EXERCISE GOAL »
Quote from the first line below through the line that contains "const stubY = [117.6];", both included, and leave the pictures out.

DATA LINES »
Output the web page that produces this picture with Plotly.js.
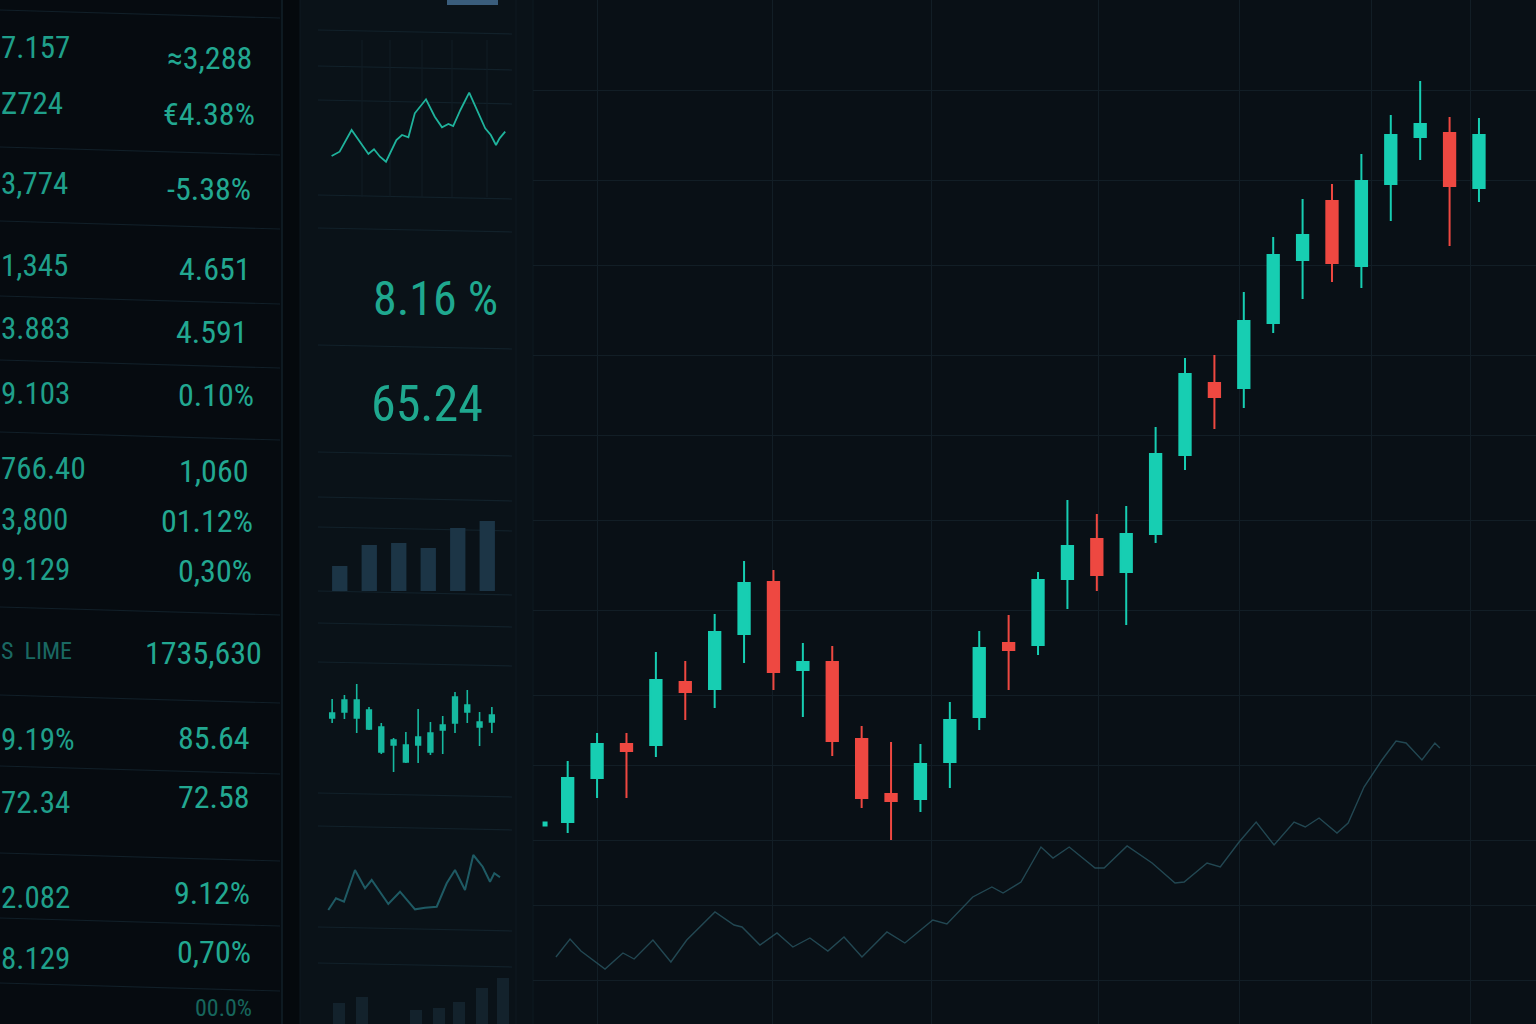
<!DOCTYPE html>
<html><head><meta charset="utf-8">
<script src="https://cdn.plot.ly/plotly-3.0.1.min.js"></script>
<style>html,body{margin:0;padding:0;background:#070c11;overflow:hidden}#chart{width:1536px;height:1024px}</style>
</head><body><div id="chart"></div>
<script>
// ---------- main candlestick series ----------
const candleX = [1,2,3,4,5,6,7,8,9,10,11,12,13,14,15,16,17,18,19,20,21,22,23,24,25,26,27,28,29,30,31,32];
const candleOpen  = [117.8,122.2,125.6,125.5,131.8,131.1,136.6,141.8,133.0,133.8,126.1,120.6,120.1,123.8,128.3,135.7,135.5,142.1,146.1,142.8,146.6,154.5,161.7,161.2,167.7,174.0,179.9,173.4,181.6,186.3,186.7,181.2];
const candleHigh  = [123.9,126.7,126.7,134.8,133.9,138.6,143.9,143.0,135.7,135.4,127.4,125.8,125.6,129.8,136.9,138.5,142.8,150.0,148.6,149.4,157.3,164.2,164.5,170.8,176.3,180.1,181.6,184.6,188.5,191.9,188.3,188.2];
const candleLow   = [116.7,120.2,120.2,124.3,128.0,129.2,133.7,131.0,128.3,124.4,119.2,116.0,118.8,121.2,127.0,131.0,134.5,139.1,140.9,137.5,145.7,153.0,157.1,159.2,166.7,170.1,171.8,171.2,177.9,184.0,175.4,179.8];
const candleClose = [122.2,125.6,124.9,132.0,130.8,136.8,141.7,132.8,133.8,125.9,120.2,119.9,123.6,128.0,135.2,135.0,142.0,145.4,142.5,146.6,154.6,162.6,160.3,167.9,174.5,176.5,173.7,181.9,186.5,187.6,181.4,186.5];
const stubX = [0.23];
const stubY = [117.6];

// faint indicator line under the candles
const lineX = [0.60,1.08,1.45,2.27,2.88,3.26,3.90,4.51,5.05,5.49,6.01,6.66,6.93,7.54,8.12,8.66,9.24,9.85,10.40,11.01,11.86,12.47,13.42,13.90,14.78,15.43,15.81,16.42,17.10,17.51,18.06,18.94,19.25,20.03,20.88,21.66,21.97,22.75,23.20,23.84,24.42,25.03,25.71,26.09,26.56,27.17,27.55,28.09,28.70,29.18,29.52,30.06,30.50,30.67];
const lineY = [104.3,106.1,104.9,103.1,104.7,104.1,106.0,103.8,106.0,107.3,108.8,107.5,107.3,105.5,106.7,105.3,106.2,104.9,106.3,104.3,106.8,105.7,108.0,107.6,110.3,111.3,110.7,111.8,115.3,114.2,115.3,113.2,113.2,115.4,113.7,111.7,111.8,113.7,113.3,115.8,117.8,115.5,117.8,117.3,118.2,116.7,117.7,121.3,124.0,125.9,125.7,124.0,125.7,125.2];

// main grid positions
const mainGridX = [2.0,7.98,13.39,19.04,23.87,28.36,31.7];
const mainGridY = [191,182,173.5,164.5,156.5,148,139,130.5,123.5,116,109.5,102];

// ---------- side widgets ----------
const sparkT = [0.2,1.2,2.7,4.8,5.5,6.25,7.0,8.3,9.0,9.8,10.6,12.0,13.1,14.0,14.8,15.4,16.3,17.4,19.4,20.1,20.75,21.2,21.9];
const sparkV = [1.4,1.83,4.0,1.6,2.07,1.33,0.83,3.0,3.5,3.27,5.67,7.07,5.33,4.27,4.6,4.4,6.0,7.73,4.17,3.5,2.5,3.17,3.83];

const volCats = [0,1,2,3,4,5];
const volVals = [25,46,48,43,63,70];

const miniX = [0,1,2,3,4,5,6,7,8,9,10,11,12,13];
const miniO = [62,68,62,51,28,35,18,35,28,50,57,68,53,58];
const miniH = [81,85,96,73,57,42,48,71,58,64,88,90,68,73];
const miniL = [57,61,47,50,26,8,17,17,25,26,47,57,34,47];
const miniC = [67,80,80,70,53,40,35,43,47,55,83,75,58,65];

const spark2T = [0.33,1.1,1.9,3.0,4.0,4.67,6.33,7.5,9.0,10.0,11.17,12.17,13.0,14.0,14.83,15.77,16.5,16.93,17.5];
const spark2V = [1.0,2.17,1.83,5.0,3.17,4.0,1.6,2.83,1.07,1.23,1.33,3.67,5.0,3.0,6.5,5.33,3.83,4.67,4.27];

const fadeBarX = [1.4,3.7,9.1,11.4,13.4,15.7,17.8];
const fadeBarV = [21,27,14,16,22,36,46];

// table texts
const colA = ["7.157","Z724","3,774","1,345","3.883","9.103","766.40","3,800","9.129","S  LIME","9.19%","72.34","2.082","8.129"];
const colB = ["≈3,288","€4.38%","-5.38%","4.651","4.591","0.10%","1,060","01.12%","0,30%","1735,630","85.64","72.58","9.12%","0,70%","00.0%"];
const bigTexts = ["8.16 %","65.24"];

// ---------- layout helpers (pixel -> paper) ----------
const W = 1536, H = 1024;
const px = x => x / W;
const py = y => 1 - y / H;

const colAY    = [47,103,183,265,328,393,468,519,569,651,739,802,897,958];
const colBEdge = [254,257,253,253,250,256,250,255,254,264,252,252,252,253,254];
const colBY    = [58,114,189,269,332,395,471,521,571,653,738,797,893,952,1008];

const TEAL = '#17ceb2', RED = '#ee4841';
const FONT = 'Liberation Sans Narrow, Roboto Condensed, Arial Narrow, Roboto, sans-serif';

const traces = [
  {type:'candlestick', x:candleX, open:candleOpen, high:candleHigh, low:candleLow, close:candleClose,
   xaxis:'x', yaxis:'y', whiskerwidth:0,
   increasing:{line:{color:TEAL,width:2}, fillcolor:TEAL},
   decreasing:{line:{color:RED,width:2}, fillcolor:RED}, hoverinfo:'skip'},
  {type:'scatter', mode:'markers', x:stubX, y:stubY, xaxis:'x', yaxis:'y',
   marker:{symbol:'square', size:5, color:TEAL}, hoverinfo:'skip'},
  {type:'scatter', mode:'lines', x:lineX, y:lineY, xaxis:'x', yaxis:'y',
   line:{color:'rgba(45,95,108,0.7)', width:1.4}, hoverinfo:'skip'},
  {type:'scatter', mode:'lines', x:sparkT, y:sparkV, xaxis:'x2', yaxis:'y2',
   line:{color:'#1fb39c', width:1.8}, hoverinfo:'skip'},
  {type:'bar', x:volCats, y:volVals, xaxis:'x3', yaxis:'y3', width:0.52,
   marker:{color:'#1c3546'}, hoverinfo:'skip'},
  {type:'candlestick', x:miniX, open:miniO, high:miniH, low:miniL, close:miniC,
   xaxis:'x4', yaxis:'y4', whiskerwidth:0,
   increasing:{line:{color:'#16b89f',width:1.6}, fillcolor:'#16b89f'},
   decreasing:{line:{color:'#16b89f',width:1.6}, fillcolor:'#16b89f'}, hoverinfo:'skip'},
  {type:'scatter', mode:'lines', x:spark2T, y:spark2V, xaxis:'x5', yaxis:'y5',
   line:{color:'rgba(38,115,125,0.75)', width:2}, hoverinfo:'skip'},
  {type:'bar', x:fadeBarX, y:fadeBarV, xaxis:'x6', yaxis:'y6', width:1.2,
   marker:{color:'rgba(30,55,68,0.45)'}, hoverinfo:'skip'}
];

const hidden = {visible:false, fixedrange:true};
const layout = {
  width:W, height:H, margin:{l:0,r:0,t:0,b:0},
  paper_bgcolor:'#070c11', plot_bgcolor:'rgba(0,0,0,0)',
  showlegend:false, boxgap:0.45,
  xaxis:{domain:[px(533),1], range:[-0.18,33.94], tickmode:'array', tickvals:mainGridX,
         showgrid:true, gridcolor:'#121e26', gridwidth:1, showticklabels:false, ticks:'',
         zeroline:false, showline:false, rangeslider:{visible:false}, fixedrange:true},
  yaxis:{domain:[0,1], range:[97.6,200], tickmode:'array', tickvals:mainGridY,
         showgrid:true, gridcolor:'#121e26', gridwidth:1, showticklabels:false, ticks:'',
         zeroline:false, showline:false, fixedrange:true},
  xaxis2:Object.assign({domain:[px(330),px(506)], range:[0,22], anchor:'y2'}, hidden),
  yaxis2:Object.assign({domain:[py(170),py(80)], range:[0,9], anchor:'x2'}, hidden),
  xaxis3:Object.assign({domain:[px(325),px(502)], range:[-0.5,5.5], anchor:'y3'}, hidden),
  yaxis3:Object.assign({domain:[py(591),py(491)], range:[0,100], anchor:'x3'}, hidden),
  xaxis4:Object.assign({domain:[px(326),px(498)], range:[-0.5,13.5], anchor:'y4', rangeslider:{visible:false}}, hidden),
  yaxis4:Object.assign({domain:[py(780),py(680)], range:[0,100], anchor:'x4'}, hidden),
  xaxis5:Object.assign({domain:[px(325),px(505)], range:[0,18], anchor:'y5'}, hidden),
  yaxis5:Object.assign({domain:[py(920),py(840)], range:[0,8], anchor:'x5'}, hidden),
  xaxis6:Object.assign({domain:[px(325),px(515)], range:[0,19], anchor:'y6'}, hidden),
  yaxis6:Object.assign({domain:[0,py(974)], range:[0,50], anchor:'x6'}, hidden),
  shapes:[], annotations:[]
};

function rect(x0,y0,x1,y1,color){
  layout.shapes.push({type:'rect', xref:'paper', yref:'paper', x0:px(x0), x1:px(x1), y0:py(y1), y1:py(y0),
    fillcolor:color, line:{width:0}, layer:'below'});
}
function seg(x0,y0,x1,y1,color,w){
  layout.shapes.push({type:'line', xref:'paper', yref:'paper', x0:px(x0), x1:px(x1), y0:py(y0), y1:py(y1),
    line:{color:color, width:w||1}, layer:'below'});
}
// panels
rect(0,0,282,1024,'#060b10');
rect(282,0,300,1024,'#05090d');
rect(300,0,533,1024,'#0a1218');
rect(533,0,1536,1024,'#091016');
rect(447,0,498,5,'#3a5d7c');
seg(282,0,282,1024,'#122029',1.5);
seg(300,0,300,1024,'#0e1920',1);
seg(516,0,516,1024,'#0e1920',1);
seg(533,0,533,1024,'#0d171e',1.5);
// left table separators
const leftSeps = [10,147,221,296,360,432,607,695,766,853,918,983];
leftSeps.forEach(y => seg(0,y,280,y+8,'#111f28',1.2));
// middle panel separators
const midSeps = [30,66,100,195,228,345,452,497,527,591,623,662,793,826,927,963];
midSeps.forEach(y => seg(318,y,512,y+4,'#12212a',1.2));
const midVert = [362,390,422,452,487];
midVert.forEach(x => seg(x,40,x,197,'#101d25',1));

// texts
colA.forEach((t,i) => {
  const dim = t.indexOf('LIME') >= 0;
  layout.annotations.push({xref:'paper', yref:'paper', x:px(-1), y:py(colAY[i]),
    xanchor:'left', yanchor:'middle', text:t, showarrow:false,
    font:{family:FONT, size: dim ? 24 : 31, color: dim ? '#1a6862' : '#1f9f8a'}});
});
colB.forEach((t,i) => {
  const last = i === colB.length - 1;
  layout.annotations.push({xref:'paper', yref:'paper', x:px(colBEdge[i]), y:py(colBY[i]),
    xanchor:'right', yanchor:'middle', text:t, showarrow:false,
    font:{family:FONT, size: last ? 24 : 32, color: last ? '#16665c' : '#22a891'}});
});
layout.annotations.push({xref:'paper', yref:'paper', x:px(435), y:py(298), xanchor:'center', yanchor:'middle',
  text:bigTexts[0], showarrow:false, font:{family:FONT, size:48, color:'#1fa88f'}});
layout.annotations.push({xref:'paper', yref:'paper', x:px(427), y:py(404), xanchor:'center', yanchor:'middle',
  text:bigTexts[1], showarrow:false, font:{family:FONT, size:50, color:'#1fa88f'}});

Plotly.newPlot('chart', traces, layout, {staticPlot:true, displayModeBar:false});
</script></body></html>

FULL ANSWER »
Output the web page that produces this picture with Plotly.js.
<!DOCTYPE html>
<html><head><meta charset="utf-8">
<script src="https://cdn.plot.ly/plotly-3.0.1.min.js"></script>
<style>html,body{margin:0;padding:0;background:#070c11;overflow:hidden}#chart{width:1536px;height:1024px}</style>
</head><body><div id="chart"></div>
<script>
// ---------- main candlestick series ----------
const candleX = [1,2,3,4,5,6,7,8,9,10,11,12,13,14,15,16,17,18,19,20,21,22,23,24,25,26,27,28,29,30,31,32];
const candleOpen  = [117.8,122.2,125.6,125.5,131.8,131.1,136.6,141.8,133.0,133.8,126.1,120.6,120.1,123.8,128.3,135.7,135.5,142.1,146.1,142.8,146.6,154.5,161.7,161.2,167.7,174.0,179.9,173.4,181.6,186.3,186.7,181.2];
const candleHigh  = [123.9,126.7,126.7,134.8,133.9,138.6,143.9,143.0,135.7,135.4,127.4,125.8,125.6,129.8,136.9,138.5,142.8,150.0,148.6,149.4,157.3,164.2,164.5,170.8,176.3,180.1,181.6,184.6,188.5,191.9,188.3,188.2];
const candleLow   = [116.7,120.2,120.2,124.3,128.0,129.2,133.7,131.0,128.3,124.4,119.2,116.0,118.8,121.2,127.0,131.0,134.5,139.1,140.9,137.5,145.7,153.0,157.1,159.2,166.7,170.1,171.8,171.2,177.9,184.0,175.4,179.8];
const candleClose = [122.2,125.6,124.9,132.0,130.8,136.8,141.7,132.8,133.8,125.9,120.2,119.9,123.6,128.0,135.2,135.0,142.0,145.4,142.5,146.6,154.6,162.6,160.3,167.9,174.5,176.5,173.7,181.9,186.5,187.6,181.4,186.5];
const stubX = [0.23];
const stubY = [117.6];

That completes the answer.